In the Iranian leadership’s view, the protests are "emotional" and "psychological", led by small groups of young women and men belonging to a generation that has no experience organising politically. The regime believes it can prevent the protesters from organising themselves further by downplaying their importance and emphasising their apolitical nature, that is, by denying that they are protests against the regime’s mismanagement of the country.

With the world fearing that the Ukraine war could escalate into a nuclear catastrophe, it’s unlikely to rush to the help of the young Iranian men and women against the repression of their theocratic regime. This is exactly what the regime will be counting on.

Only the Iranian people can change this equation and surprise the regime’s men, and prove that their strategy is misplaced. If a critical mass is reached and a step change occurs in the minds of the people, cutting through generations, the 2022 protests could succeed where the 2019 uprising failed (both were triggered by injustices against young Iranian women).

The regime will look to put down the demonstrations as quickly as possible, to avoid further damage to the potential deal it wants to make with Europe and the US. It’s therefore important that, from its point of view, the protests end quickly and without further repression, but in a way that allows the regime to say that they were just an emotional outpouring. Once it has achieved this objective, it can wait for the US mid-term election to conclude before resuming its nuclear blackmail with an eye on the start-stop negotiations with the global powers.

The nuclear negotiations have reached a dead end right now, with US officials themselves conceding that they misread the Iranian regime.

Iranian President Ebrahim Raisi speaking during a televised interview in Tehran last month. AFP

The US and the Europeans realised that Tehran was willing to sacrifice the entire deal (and accompanying sanctions relief) in order to retain its advanced nuclear programme. The regime did not want the programme to be monitored by the IAEA, which was a red line for the Biden administration.

Washington has been more open-minded about separating other issues from the nuclear project, such as Iran’s military assistance to Russia in its war against Ukraine and Iran’s repression of the ongoing protests. The Biden administration has insisted that its goal remains to rein in Tehran’s military nuclear ambitions diplomatically. It has also maintained that a military solution is not an option as of today.

The question then is what options does the US have if the status quo continues, which is the stalemate between non-collapse of the negotiations and non-activation of the military option? This administration says it will follow the path of sanctions pursued by previous president Donald Trump and intensify those punitive measures.

What the US won't do is link the protests to these sanctions and negotiations. Indeed, the administration is satisfied with the measures it has taken so far in support of the protesters, denouncing the regime, imposing sanctions, and offering assistance to keep communication lines open between the protesters and the rest of the world.
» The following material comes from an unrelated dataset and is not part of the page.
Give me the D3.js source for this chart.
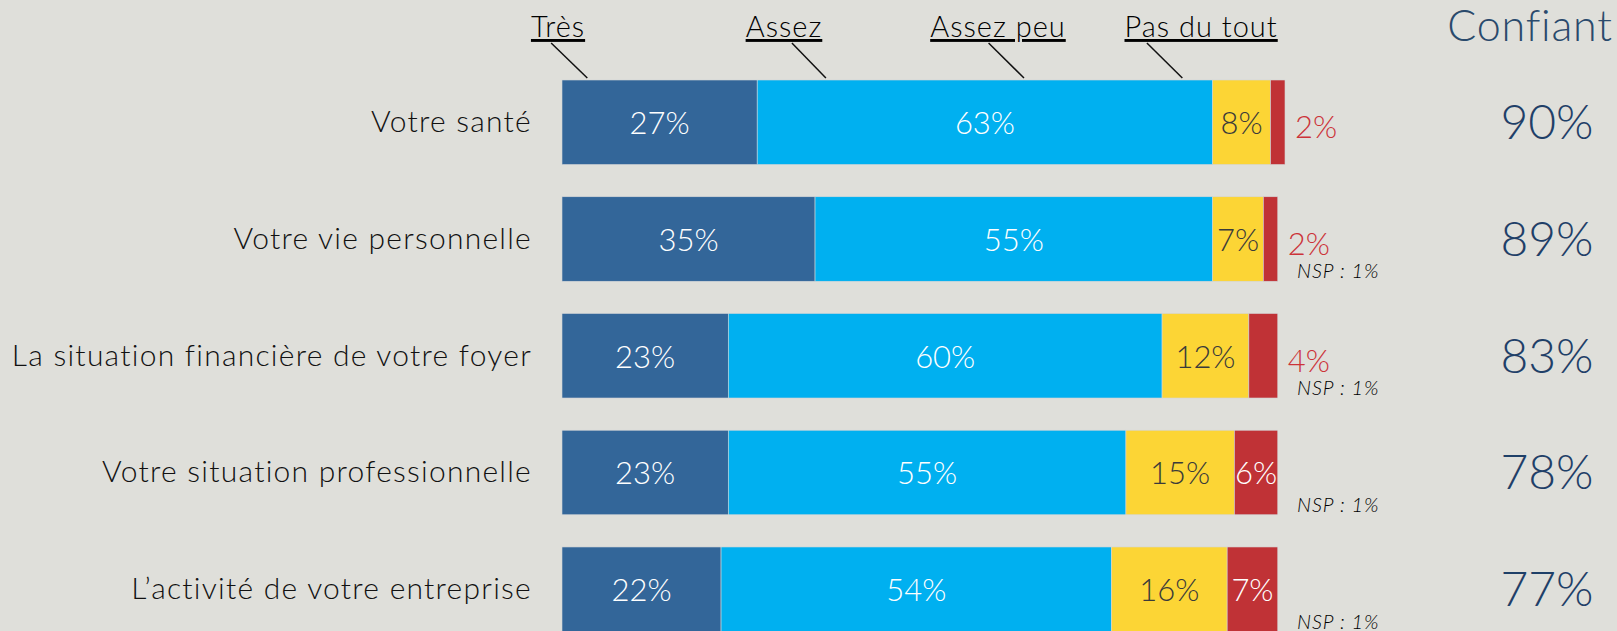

At the same time, pragmatism has prompted it to strike a balance between values that need upholding and the necessity to rein in Iran’s nuclear ambitions.

It is the same logic that prompts the Biden administration to not link the financial windfall that will benefit the Islamic Revolutionary Guard Corps following sanctions relief with Tehran’s regional behaviour, despite the administration’s admission of failure to find ways to stop the IRGC and its proxies’ subversive projects in Lebanon, Syria, Iraq and Yemen.